After finding the highest digit in a number,how to find the 2nd highest digit in that same number using only loops and if statements?
public static int maximum(int max){
while(num != 0){
int rightDigit = num % 10;
num /= 10;
if(rightDigit > max)
rightDigit = max;
}
return max;
}
Use a List to store all digits and sort it, that way you have access to the highest, second highest to lowest digit as you wish. To sort a List use Collections.sort(List list)
Is this what you want? first element in array is largest, second element is second largest. Returns -1 if no such element.
public static void main(String[] args) {
int[] tab = maximum(12);
System.out.println("Largest digit: " + tab[0]);
System.out.println("Second largest digit: " + tab[1]);
}
public static int[] maximum(int max){
int num = max;
int largest = -1;
int secondLargest = -1;
while(num != 0){
int rightDigit = num % 10;
num /= 10;
if(rightDigit > largest) {
secondLargest = Math.max(secondLargest, largest);
largest = rightDigit;
} else if(rightDigit > secondLargest)
secondLargest = rightDigit;
}
return new int[]{largest,secondLargest};
}
Assume maxValue is the highest one and you can easily identify the second highest
if (times[i] > maxValue) {
secondhighest = maxValue;
maxValue = times[i];
} else if (times[i] > secondhighest) {
secondhighest = times[i];
}
int num = 1395248, n, i, n2;
for (n2 = i = n = 0; num > 0; i = num % 10, n2 = n < i ? n : n2, n = n < i ? i : n, num /= 10);
System.out.println(n);
System.out.println(n2);
Sorting the list of number's digits and getting the 1st and 2nd biggest digits will give you at best O(n * log n) time complexity (assuming you will use Quick Sort).
You can achieve somewhat better performance if you will use another approach: partition (reorder) your array (as in quick sort), so you'll have a pivot value which divides your array in two parts: those which are less than pivot are in the left part (left sub-array), those which are bigger are in the right part (right sub-array). Check the index of the pivot:
At some point your pivot will be the the second element from the end of an array, which means that it's the second biggest element, and the biggest number is in the end of an array (because of the way you get the pivot). The time complexity will be better than for a quick sort, because after each partition you're partitioning only one sub-array, not both of them.

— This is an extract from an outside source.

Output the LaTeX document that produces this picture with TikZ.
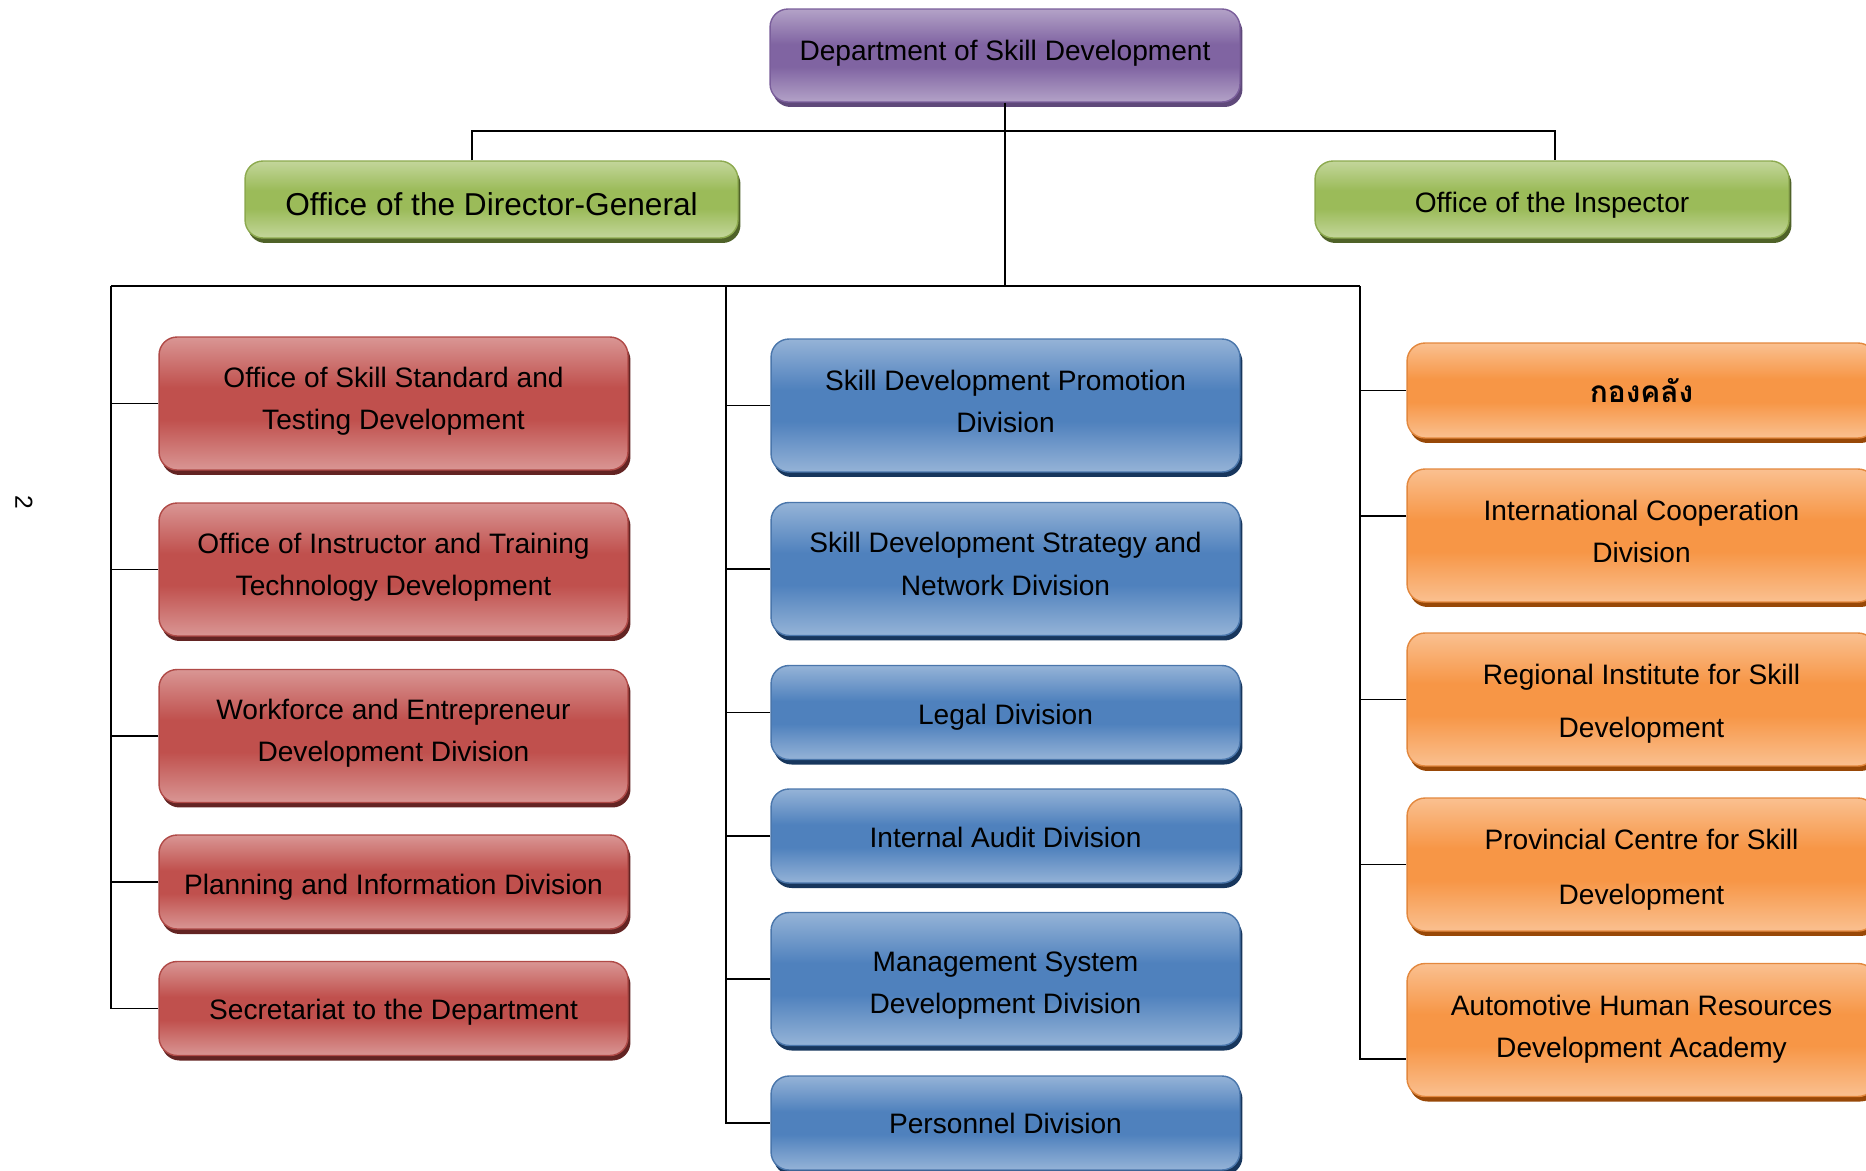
\documentclass[tikz,border=0pt]{standalone}
\usepackage{fontspec}
\setmainfont{Liberation Sans}
\newfontfamily\thaifont[Script=Thai]{Loma}
\usetikzlibrary{shadows}
\definecolor{purpleL}{HTML}{B3A2C7}\definecolor{purpleM}{HTML}{8064A2}\definecolor{purpleB}{HTML}{7A5E9B}\definecolor{purpleS}{HTML}{5F497A}
\definecolor{greenL}{HTML}{C3D69B}\definecolor{greenM}{HTML}{9BBB59}\definecolor{greenB}{HTML}{8DAA4F}\definecolor{greenS}{HTML}{4F6228}
\definecolor{redL}{HTML}{D99694}\definecolor{redM}{HTML}{C0504D}\definecolor{redB}{HTML}{B04A47}\definecolor{redS}{HTML}{632423}
\definecolor{blueL}{HTML}{95B3D7}\definecolor{blueM}{HTML}{4F81BD}\definecolor{blueB}{HTML}{4A76AB}\definecolor{blueS}{HTML}{17365D}
\definecolor{orangeL}{HTML}{FAC090}\definecolor{orangeM}{HTML}{F79646}\definecolor{orangeB}{HTML}{E3883E}\definecolor{orangeS}{HTML}{984807}
\pgfdeclareverticalshading{purpleshade}{100bp}{color(0bp)=(purpleL); color(25bp)=(purpleL); color(44bp)=(purpleM); color(56bp)=(purpleM); color(75bp)=(purpleL); color(100bp)=(purpleL)}
\pgfdeclareverticalshading{greenshade}{100bp}{color(0bp)=(greenL); color(25bp)=(greenL); color(44bp)=(greenM); color(56bp)=(greenM); color(75bp)=(greenL); color(100bp)=(greenL)}
\pgfdeclareverticalshading{redshade}{100bp}{color(0bp)=(redL); color(25bp)=(redL); color(44bp)=(redM); color(56bp)=(redM); color(75bp)=(redL); color(100bp)=(redL)}
\pgfdeclareverticalshading{blueshade}{100bp}{color(0bp)=(blueL); color(25bp)=(blueL); color(44bp)=(blueM); color(56bp)=(blueM); color(75bp)=(blueL); color(100bp)=(blueL)}
\pgfdeclareverticalshading{orangeshade}{100bp}{color(0bp)=(orangeL); color(25bp)=(orangeL); color(44bp)=(orangeM); color(56bp)=(orangeM); color(75bp)=(orangeL); color(100bp)=(orangeL)}
\begin{document}
\begin{tikzpicture}[x=0.02cm,y=-0.02cm,
  box/.style={rectangle, rounded corners=0.36cm, inner sep=0pt, line width=0.8pt},
  pbox/.style={box, shading=purpleshade, draw=purpleB,
    drop shadow={shadow xshift=0.05cm, shadow yshift=-0.1cm, fill=purpleS, opacity=1}},
  gbox/.style={box, shading=greenshade, draw=greenB,
    drop shadow={shadow xshift=0.05cm, shadow yshift=-0.1cm, fill=greenS, opacity=1}},
  rbox/.style={box, shading=redshade, draw=redB, minimum width=9.38cm,
    drop shadow={shadow xshift=0.05cm, shadow yshift=-0.1cm, fill=redS, opacity=1}},
  bbox/.style={box, shading=blueshade, draw=blueB, minimum width=9.38cm,
    drop shadow={shadow xshift=0.05cm, shadow yshift=-0.1cm, fill=blueS, opacity=1}},
  obox/.style={box, shading=orangeshade, draw=orangeB, minimum width=9.38cm,
    drop shadow={shadow xshift=0.05cm, shadow yshift=-0.1cm, fill=orangeS, opacity=1}},
  tall/.style={minimum height=2.66cm},
  short/.style={minimum height=1.88cm},
  txt/.style={align=center, inner sep=0pt, text=black, font=\fontsize{16}{24}\selectfont},
  conn/.style={line width=1pt, black}]
\useasboundingbox (0,0) rectangle (1866,1170);
\clip (0,0) rectangle (1866,1170);
\fill[white] (0,0) rectangle (1866,1170);

% top level
\node[pbox, minimum width=9.4cm, minimum height=1.86cm] (top) at (1005,55.5) {};
\node[txt] (topt) at ([yshift=0.05cm]top.center) {Department of Skill Development};
\node[gbox, minimum width=9.86cm, minimum height=1.54cm] (dg) at (491.5,199.5) {};
\node[txt, font=\fontsize{18}{22}\selectfont] (dgt) at ([yshift=-0.1cm]dg.center) {Office of the Director-General};
\node[gbox, minimum width=9.48cm, minimum height=1.54cm] (insp) at (1552,199.5) {};
\node[txt] (inspt) at ([yshift=-0.12cm]insp.center) {Office of the Inspector};

% red column
\node[rbox, tall] (r1) at (393.5,403.5) {};
\node[txt] (r1t) at ([yshift=0.04cm]r1.center) {Office of Skill Standard and\\Testing Development};
\node[rbox, tall] (r2) at (393.5,569.5) {};
\node[txt] (r2t) at ([yshift=0.04cm]r2.center) {Office of Instructor and Training\\Technology Development};
\node[rbox, tall] (r3) at (393.5,736) {};
\node[txt] (r3t) at ([yshift=0.05cm]r3.center) {Workforce and Entrepreneur\\Development Division};
\node[rbox, short] (r4) at (393.5,882) {};
\node[txt] (r4t) at ([yshift=-0.1cm]r4.center) {Planning and Information Division};
\node[rbox, short] (r5) at (393.5,1008.5) {};
\node[txt] (r5t) at ([yshift=-0.07cm]r5.center) {Secretariat to the Department};

% blue column
\node[bbox, tall] (b1) at (1005.5,405.5) {};
\node[txt] (b1t) at ([yshift=0.08cm]b1.center) {Skill Development Promotion\\Division};
\node[bbox, tall] (b2) at (1005.5,569) {};
\node[txt] (b2t) at ([yshift=0.1cm]b2.center) {Skill Development Strategy and\\Network Division};
\node[bbox, short] (b3) at (1005.5,712.5) {};
\node[txt] (b3t) at ([yshift=-0.1cm]b3.center) {Legal Division};
\node[bbox, short] (b4) at (1005.5,836) {};
\node[txt] (b4t) at ([yshift=-0.02cm]b4.center) {Internal Audit Division};
\node[bbox, tall] (b5) at (1005.5,979) {};
\node[txt] (b5t) at ([yshift=-0.14cm]b5.center) {Management System\\Development Division};
\node[bbox, short] (b6) at (1005.5,1123) {};
\node[txt] (b6t) at (b6.center) {Personnel Division};

% orange column
\node[obox, minimum height=1.9cm] (o1) at (1641.5,390.5) {};
\node[txt, font=\fontsize{17}{24}\selectfont] (o1t) at (o1.center) {\thaifont\bfseries กองคลัง};
\node[obox, tall] (o2) at (1641.5,535.5) {};
\node[txt] (o2t) at ([yshift=0.08cm]o2.center) {International Cooperation\\Division};
\node[obox, tall] (o3) at (1641.5,699.5) {};
\node[txt] (o3t) at ([yshift=-0.08cm]o3.center) {Regional Institute for Skill\\[6pt]Development};
\node[obox, tall] (o4) at (1641.5,864.5) {};
\node[txt] (o4t) at ([yshift=-0.1cm]o4.center) {Provincial Centre for Skill\\[7pt]Development};
\node[obox, tall] (o5) at (1641.5,1030) {};
\node[txt] (o5t) at ([yshift=0.02cm]o5.center) {Automotive Human Resources\\Development Academy};

% page number
\node[rotate=-90, font=\fontsize{14}{14}\selectfont, inner sep=0pt] (pg) at (24,502) {2};

% connectors
\coordinate (j1) at (1005,131);
\coordinate (j2) at (1005,286);
\coordinate (bl) at (111,286);
\coordinate (bm) at (726,286);
\coordinate (br) at (1360,286);
\draw[conn] (top.south) -- (j2);
\draw[conn] ([xshift=-0.39cm]dg.north) |- (j1) -| ([xshift=0.06cm]insp.north);
\draw[conn] (bl) -- (br);

\draw[conn] (bl) |- (r5.west);
\foreach \n in {r1,r2,r3,r4} \draw[conn] (\n.west) -- (\n.west -| bl);

\draw[conn] (bm) |- (b6.west);
\foreach \n in {b1,b2,b3,b4,b5} \draw[conn] (\n.west) -- (\n.west -| bm);

\draw[conn] (br) |- ([yshift=-0.58cm]o5.west);
\draw[conn] (o1.west) -- (o1.west -| br);
\draw[conn] ([yshift=0.39cm]o2.west) -- ([yshift=0.39cm]o2.west -| br);
\draw[conn] (o3.west) -- (o3.west -| br);
\draw[conn] (o4.west) -- (o4.west -| br);
\end{tikzpicture}
\end{document}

You can extend this approach to get not only the 1-st and 2-nd largest digits, but k-th (arbitrary highest) digit, and not only largest, but smallest also.
Check out the piece of code I've written couple of days ago:
public Long selectKthElement(int left, int right, int k, Type type) {
int med = partitionIt(left, right);
if ((type.equals(Type.Smallest) && med == k - 1) || (type.equals(Type.Largest) && med == nElems - k)) {
return theArray[med];
} else if (type.equals(Type.Smallest) && med > k || type.equals(Type.Largest) && med > nElems - k) {
return selectKthElement(left, med - 1, k, type);
} else if (type.equals(Type.Smallest) && med < k || type.equals(Type.Largest) && med < nElems - k){
return selectKthElement(med + 1, right, k, type);
} else {
// impossible case, but the source code won't compile w/o the else
return null;
}
}
Here theArray is an array of numbers' digits, partitionIt method reorders an array and returns the index of median, you can either figure out how to write the implementation of it yourself, or search through the web.

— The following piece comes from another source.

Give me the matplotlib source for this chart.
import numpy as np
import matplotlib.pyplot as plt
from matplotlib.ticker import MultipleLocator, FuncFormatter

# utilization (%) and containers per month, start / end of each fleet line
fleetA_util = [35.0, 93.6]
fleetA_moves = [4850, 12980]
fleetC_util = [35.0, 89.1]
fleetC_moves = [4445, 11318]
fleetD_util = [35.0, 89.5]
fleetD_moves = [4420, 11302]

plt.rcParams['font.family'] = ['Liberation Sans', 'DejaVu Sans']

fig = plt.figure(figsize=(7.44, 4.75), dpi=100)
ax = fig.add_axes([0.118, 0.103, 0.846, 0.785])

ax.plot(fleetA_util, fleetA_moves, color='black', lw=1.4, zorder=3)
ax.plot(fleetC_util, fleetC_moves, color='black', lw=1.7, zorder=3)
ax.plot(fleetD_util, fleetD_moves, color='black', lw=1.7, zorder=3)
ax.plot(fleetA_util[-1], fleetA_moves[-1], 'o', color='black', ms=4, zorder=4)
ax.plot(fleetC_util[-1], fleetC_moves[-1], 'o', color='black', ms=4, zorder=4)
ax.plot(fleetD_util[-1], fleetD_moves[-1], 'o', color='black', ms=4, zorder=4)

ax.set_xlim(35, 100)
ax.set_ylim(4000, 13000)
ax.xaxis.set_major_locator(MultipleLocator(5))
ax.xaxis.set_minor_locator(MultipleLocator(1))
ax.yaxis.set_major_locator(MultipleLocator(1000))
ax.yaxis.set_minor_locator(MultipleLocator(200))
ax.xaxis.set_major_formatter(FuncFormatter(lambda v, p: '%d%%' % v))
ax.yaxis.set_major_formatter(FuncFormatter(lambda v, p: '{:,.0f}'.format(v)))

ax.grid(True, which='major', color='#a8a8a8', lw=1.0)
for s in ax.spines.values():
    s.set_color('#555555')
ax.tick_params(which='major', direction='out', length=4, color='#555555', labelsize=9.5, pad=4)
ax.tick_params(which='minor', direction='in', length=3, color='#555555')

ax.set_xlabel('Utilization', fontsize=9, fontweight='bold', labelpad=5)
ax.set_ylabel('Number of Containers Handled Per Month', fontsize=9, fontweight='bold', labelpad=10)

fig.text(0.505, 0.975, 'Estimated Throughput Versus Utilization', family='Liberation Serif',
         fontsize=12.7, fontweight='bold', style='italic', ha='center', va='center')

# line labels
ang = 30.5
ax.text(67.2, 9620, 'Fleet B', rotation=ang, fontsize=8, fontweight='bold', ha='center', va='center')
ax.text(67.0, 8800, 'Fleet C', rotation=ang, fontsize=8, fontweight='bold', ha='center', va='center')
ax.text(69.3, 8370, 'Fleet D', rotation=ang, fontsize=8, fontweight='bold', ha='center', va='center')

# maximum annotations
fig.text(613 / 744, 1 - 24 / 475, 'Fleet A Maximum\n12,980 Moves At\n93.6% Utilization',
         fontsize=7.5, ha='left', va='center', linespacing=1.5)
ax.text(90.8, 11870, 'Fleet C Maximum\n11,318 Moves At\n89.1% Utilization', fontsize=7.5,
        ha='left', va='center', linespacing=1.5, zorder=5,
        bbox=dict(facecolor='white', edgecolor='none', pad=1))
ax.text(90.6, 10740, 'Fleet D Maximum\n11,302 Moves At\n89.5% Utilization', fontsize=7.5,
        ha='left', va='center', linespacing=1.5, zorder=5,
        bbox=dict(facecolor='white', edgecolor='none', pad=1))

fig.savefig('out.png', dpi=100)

static void Main(string[] args)
{
int max = 0, temp = 0, secondMax = 0, number = 0;
number = 6541891;
while (number != 0)
{
temp = number % 10;
if (max == 0)
{
max = temp;
secondMax = temp;
}
else if (temp > max)
{
int lastmax = max;
max = temp;
if (lastmax > secondMax)
{
secondMax = lastmax;
}
}
if ((temp > secondMax && temp < max) || secondMax >= max)
{
secondMax = temp;
}
number = number / 10;
}
int Result = secondMax;
}
public static int nthHighest(int[] arr, int n) {
List<Integer> lst = Arrays.asList(ArrayUtils.toObject(arr)); //use apache commons library
Collections.sort(lst);
return lst.get(arr.length-n);
}